Le projet de loi relatif au logement et à l’urbanisme que vous nous présenterez prochainement, madame la ministre, nous permettra de faire un grand pas vers cette nécessaire transition écologique. C’est là une excellente chose pour le secteur du bâtiment, je l’ai dit, qui pourra saisir cette occasion pour repenser son modèle économique, le rendre plus viable et plus durable. Votre projet de loi, madame la ministre, devra être également l’occasion de repenser les relations entre propriétaires et locataires.
Enfin, j’y suis très attaché, j’attends du futur projet de loi qu’il prenne en considération les modes de vies alternatifs. Notre société est vivante de la multitude des utopies et des choix de chacun. Plus d’un million de nos concitoyens ont fait le choix de vivre différemment : je pense à l’habitat participatif, auquel vous vous êtes déjà intéressée, madame la ministre, à l’habitat coopératif et à l’habitat léger, qui soulèvent des problèmes que nous devrons résoudre.
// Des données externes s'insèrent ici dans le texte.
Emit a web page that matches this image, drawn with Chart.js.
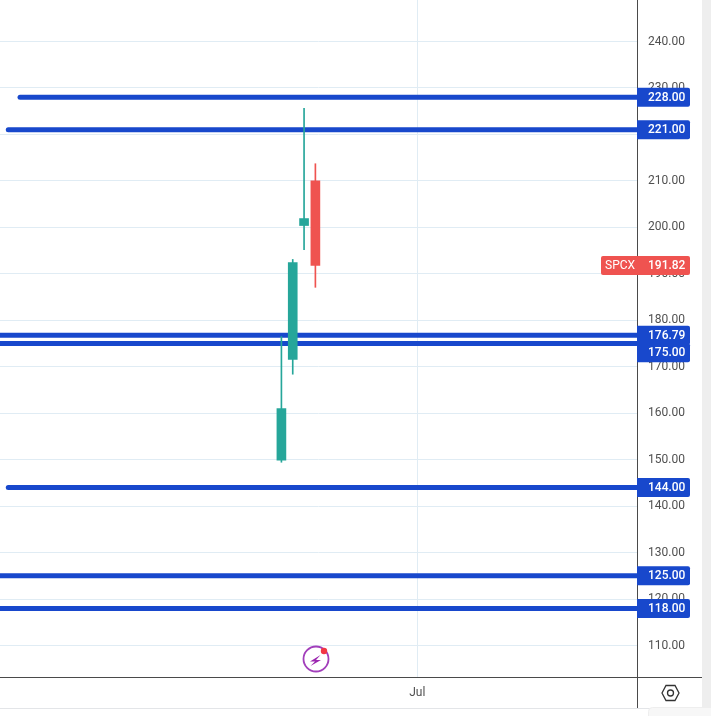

Loin d’être un épiphénomène ou un pis-aller face à une situation de crise, ces habitats marquent le choix de vie d’un nombre croissant de personnes. Il est donc nécessaire de faire évoluer le cadre législatif pour permettre la reconnaissance de ces modes de vie alternatifs.
Vous l’aurez compris, madame la ministre, nous voterons avec conviction le texte qui nous est présenté aujourd’hui. Nous serons avec vous, derrière le Gouvernement, pour soutenir le grand projet de loi à venir, qui doit donner à tous le droit à vivre dans la dignité, et qui, au-delà de ses aspects techniques et juridiques, doit pouvoir réenchanter nos villes et nos campagnes. (Applaudissementssur les travées du groupe écologiste et du groupe socialiste.)